## Work to complete
Every record here should be printed again exactly.

## Rows
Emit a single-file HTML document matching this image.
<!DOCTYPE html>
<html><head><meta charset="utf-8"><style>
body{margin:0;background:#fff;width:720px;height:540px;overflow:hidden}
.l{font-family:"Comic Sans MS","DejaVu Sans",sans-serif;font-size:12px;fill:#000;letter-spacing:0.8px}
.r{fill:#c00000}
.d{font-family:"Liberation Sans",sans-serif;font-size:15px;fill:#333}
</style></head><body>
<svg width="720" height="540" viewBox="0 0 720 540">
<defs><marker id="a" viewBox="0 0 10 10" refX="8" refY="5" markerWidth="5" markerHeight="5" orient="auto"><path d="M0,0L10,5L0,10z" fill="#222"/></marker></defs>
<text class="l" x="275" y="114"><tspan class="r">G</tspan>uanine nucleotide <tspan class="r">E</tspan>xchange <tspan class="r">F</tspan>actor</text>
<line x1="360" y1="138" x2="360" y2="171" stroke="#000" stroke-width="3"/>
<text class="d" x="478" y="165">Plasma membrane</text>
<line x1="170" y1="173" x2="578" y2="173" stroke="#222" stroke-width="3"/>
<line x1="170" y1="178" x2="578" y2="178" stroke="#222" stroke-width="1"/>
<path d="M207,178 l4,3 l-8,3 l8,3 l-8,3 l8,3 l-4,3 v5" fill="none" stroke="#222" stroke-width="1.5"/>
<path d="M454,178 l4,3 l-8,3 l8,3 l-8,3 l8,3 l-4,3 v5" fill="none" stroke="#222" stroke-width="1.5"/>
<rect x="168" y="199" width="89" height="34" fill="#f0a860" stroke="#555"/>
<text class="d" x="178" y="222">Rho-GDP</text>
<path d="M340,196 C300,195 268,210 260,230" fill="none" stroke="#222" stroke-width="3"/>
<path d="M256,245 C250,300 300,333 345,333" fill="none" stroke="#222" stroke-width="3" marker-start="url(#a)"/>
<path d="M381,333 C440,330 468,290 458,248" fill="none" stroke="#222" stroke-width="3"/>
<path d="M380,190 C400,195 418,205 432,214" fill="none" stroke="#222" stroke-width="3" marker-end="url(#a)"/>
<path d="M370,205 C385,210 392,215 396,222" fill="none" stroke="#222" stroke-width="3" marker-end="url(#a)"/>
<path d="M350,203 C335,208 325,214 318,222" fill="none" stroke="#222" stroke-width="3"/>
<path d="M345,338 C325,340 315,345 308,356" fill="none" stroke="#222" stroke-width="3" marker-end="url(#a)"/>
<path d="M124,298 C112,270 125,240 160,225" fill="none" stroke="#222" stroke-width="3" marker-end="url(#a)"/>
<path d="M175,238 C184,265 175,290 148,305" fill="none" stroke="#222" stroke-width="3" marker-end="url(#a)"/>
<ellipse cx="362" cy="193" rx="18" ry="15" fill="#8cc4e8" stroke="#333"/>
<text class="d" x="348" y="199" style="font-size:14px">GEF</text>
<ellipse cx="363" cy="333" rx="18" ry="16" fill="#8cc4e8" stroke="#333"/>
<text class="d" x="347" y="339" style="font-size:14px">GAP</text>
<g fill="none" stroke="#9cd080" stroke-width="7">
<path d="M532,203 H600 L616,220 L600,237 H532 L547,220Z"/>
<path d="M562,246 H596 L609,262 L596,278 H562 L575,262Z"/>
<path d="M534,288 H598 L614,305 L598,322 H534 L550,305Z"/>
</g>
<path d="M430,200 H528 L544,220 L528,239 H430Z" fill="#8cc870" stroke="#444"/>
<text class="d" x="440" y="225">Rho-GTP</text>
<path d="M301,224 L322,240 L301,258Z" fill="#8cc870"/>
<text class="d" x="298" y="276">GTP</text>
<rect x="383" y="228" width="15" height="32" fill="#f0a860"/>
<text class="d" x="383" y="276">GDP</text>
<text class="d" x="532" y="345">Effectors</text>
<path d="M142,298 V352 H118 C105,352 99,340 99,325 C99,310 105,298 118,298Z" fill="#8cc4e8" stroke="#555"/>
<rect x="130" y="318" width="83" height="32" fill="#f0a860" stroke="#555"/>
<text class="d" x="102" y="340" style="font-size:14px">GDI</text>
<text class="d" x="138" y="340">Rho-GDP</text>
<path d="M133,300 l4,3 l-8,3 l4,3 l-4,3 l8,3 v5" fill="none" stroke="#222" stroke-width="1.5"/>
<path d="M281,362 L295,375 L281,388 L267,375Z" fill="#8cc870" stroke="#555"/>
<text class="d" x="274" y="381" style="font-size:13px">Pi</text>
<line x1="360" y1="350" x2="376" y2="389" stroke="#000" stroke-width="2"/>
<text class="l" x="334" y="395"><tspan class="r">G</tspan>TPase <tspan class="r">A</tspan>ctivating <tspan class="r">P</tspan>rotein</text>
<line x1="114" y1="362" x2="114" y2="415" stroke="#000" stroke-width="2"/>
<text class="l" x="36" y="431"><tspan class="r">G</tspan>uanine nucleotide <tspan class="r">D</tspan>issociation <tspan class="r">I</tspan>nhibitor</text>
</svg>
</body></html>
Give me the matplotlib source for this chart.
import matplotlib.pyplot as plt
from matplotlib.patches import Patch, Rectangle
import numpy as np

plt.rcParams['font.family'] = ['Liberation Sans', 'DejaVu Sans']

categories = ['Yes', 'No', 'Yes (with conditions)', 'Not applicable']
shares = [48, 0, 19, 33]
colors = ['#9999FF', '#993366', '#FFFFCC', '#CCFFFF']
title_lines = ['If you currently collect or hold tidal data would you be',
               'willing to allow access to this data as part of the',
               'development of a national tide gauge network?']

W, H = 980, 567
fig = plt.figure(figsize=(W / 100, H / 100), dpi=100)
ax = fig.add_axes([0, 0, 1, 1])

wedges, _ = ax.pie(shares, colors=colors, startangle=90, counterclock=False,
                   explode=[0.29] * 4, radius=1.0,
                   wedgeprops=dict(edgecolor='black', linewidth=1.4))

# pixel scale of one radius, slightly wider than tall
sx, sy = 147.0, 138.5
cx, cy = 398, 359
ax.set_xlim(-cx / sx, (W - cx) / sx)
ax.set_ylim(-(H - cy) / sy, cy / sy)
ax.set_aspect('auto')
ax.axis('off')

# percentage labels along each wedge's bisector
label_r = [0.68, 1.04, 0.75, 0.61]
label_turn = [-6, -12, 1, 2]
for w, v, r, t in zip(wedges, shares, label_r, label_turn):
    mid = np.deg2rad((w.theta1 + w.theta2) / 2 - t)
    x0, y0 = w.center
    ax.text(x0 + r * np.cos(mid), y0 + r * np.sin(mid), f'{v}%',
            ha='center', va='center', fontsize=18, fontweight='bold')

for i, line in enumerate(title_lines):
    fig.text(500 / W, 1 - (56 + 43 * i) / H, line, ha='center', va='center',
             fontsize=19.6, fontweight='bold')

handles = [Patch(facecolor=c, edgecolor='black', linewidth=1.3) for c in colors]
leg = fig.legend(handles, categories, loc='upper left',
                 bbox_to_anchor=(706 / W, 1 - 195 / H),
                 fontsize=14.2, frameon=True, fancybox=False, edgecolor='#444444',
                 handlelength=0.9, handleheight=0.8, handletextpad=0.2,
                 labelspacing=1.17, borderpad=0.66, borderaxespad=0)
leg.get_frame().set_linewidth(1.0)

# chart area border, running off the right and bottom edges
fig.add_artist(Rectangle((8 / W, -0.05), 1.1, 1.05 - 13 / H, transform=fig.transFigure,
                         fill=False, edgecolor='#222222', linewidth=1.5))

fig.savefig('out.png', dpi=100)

## Response below
Emit a single-file HTML document matching this image.
<!DOCTYPE html>
<html><head><meta charset="utf-8"><style>
body{margin:0;background:#fff;width:720px;height:540px;overflow:hidden}
.l{font-family:"Comic Sans MS","DejaVu Sans",sans-serif;font-size:12px;fill:#000;letter-spacing:0.8px}
.r{fill:#c00000}
.d{font-family:"Liberation Sans",sans-serif;font-size:15px;fill:#333}
</style></head><body>
<svg width="720" height="540" viewBox="0 0 720 540">
<defs><marker id="a" viewBox="0 0 10 10" refX="8" refY="5" markerWidth="5" markerHeight="5" orient="auto"><path d="M0,0L10,5L0,10z" fill="#222"/></marker></defs>
<text class="l" x="275" y="114"><tspan class="r">G</tspan>uanine nucleotide <tspan class="r">E</tspan>xchange <tspan class="r">F</tspan>actor</text>
<line x1="360" y1="138" x2="360" y2="171" stroke="#000" stroke-width="3"/>
<text class="d" x="478" y="165">Plasma membrane</text>
<line x1="170" y1="173" x2="578" y2="173" stroke="#222" stroke-width="3"/>
<line x1="170" y1="178" x2="578" y2="178" stroke="#222" stroke-width="1"/>
<path d="M207,178 l4,3 l-8,3 l8,3 l-8,3 l8,3 l-4,3 v5" fill="none" stroke="#222" stroke-width="1.5"/>
<path d="M454,178 l4,3 l-8,3 l8,3 l-8,3 l8,3 l-4,3 v5" fill="none" stroke="#222" stroke-width="1.5"/>
<rect x="168" y="199" width="89" height="34" fill="#f0a860" stroke="#555"/>
<text class="d" x="178" y="222">Rho-GDP</text>
<path d="M340,196 C300,195 268,210 260,230" fill="none" stroke="#222" stroke-width="3"/>
<path d="M256,245 C250,300 300,333 345,333" fill="none" stroke="#222" stroke-width="3" marker-start="url(#a)"/>
<path d="M381,333 C440,330 468,290 458,248" fill="none" stroke="#222" stroke-width="3"/>
<path d="M380,190 C400,195 418,205 432,214" fill="none" stroke="#222" stroke-width="3" marker-end="url(#a)"/>
<path d="M370,205 C385,210 392,215 396,222" fill="none" stroke="#222" stroke-width="3" marker-end="url(#a)"/>
<path d="M350,203 C335,208 325,214 318,222" fill="none" stroke="#222" stroke-width="3"/>
<path d="M345,338 C325,340 315,345 308,356" fill="none" stroke="#222" stroke-width="3" marker-end="url(#a)"/>
<path d="M124,298 C112,270 125,240 160,225" fill="none" stroke="#222" stroke-width="3" marker-end="url(#a)"/>
<path d="M175,238 C184,265 175,290 148,305" fill="none" stroke="#222" stroke-width="3" marker-end="url(#a)"/>
<ellipse cx="362" cy="193" rx="18" ry="15" fill="#8cc4e8" stroke="#333"/>
<text class="d" x="348" y="199" style="font-size:14px">GEF</text>
<ellipse cx="363" cy="333" rx="18" ry="16" fill="#8cc4e8" stroke="#333"/>
<text class="d" x="347" y="339" style="font-size:14px">GAP</text>
<g fill="none" stroke="#9cd080" stroke-width="7">
<path d="M532,203 H600 L616,220 L600,237 H532 L547,220Z"/>
<path d="M562,246 H596 L609,262 L596,278 H562 L575,262Z"/>
<path d="M534,288 H598 L614,305 L598,322 H534 L550,305Z"/>
</g>
<path d="M430,200 H528 L544,220 L528,239 H430Z" fill="#8cc870" stroke="#444"/>
<text class="d" x="440" y="225">Rho-GTP</text>
<path d="M301,224 L322,240 L301,258Z" fill="#8cc870"/>
<text class="d" x="298" y="276">GTP</text>
<rect x="383" y="228" width="15" height="32" fill="#f0a860"/>
<text class="d" x="383" y="276">GDP</text>
<text class="d" x="532" y="345">Effectors</text>
<path d="M142,298 V352 H118 C105,352 99,340 99,325 C99,310 105,298 118,298Z" fill="#8cc4e8" stroke="#555"/>
<rect x="130" y="318" width="83" height="32" fill="#f0a860" stroke="#555"/>
<text class="d" x="102" y="340" style="font-size:14px">GDI</text>
<text class="d" x="138" y="340">Rho-GDP</text>
<path d="M133,300 l4,3 l-8,3 l4,3 l-4,3 l8,3 v5" fill="none" stroke="#222" stroke-width="1.5"/>
<path d="M281,362 L295,375 L281,388 L267,375Z" fill="#8cc870" stroke="#555"/>
<text class="d" x="274" y="381" style="font-size:13px">Pi</text>
<line x1="360" y1="350" x2="376" y2="389" stroke="#000" stroke-width="2"/>
<text class="l" x="334" y="395"><tspan class="r">G</tspan>TPase <tspan class="r">A</tspan>ctivating <tspan class="r">P</tspan>rotein</text>
<line x1="114" y1="362" x2="114" y2="415" stroke="#000" stroke-width="2"/>
<text class="l" x="36" y="431"><tspan class="r">G</tspan>uanine nucleotide <tspan class="r">D</tspan>issociation <tspan class="r">I</tspan>nhibitor</text>
</svg>
</body></html>
Give me the matplotlib source for this chart.
import matplotlib.pyplot as plt
from matplotlib.patches import Patch, Rectangle
import numpy as np

plt.rcParams['font.family'] = ['Liberation Sans', 'DejaVu Sans']

categories = ['Yes', 'No', 'Yes (with conditions)', 'Not applicable']
shares = [48, 0, 19, 33]
colors = ['#9999FF', '#993366', '#FFFFCC', '#CCFFFF']
title_lines = ['If you currently collect or hold tidal data would you be',
               'willing to allow access to this data as part of the',
               'development of a national tide gauge network?']

W, H = 980, 567
fig = plt.figure(figsize=(W / 100, H / 100), dpi=100)
ax = fig.add_axes([0, 0, 1, 1])

wedges, _ = ax.pie(shares, colors=colors, startangle=90, counterclock=False,
                   explode=[0.29] * 4, radius=1.0,
                   wedgeprops=dict(edgecolor='black', linewidth=1.4))

# pixel scale of one radius, slightly wider than tall
sx, sy = 147.0, 138.5
cx, cy = 398, 359
ax.set_xlim(-cx / sx, (W - cx) / sx)
ax.set_ylim(-(H - cy) / sy, cy / sy)
ax.set_aspect('auto')
ax.axis('off')

# percentage labels along each wedge's bisector
label_r = [0.68, 1.04, 0.75, 0.61]
label_turn = [-6, -12, 1, 2]
for w, v, r, t in zip(wedges, shares, label_r, label_turn):
    mid = np.deg2rad((w.theta1 + w.theta2) / 2 - t)
    x0, y0 = w.center
    ax.text(x0 + r * np.cos(mid), y0 + r * np.sin(mid), f'{v}%',
            ha='center', va='center', fontsize=18, fontweight='bold')

for i, line in enumerate(title_lines):
    fig.text(500 / W, 1 - (56 + 43 * i) / H, line, ha='center', va='center',
             fontsize=19.6, fontweight='bold')

handles = [Patch(facecolor=c, edgecolor='black', linewidth=1.3) for c in colors]
leg = fig.legend(handles, categories, loc='upper left',
                 bbox_to_anchor=(706 / W, 1 - 195 / H),
                 fontsize=14.2, frameon=True, fancybox=False, edgecolor='#444444',
                 handlelength=0.9, handleheight=0.8, handletextpad=0.2,
                 labelspacing=1.17, borderpad=0.66, borderaxespad=0)
leg.get_frame().set_linewidth(1.0)

# chart area border, running off the right and bottom edges
fig.add_artist(Rectangle((8 / W, -0.05), 1.1, 1.05 - 13 / H, transform=fig.transFigure,
                         fill=False, edgecolor='#222222', linewidth=1.5))

fig.savefig('out.png', dpi=100)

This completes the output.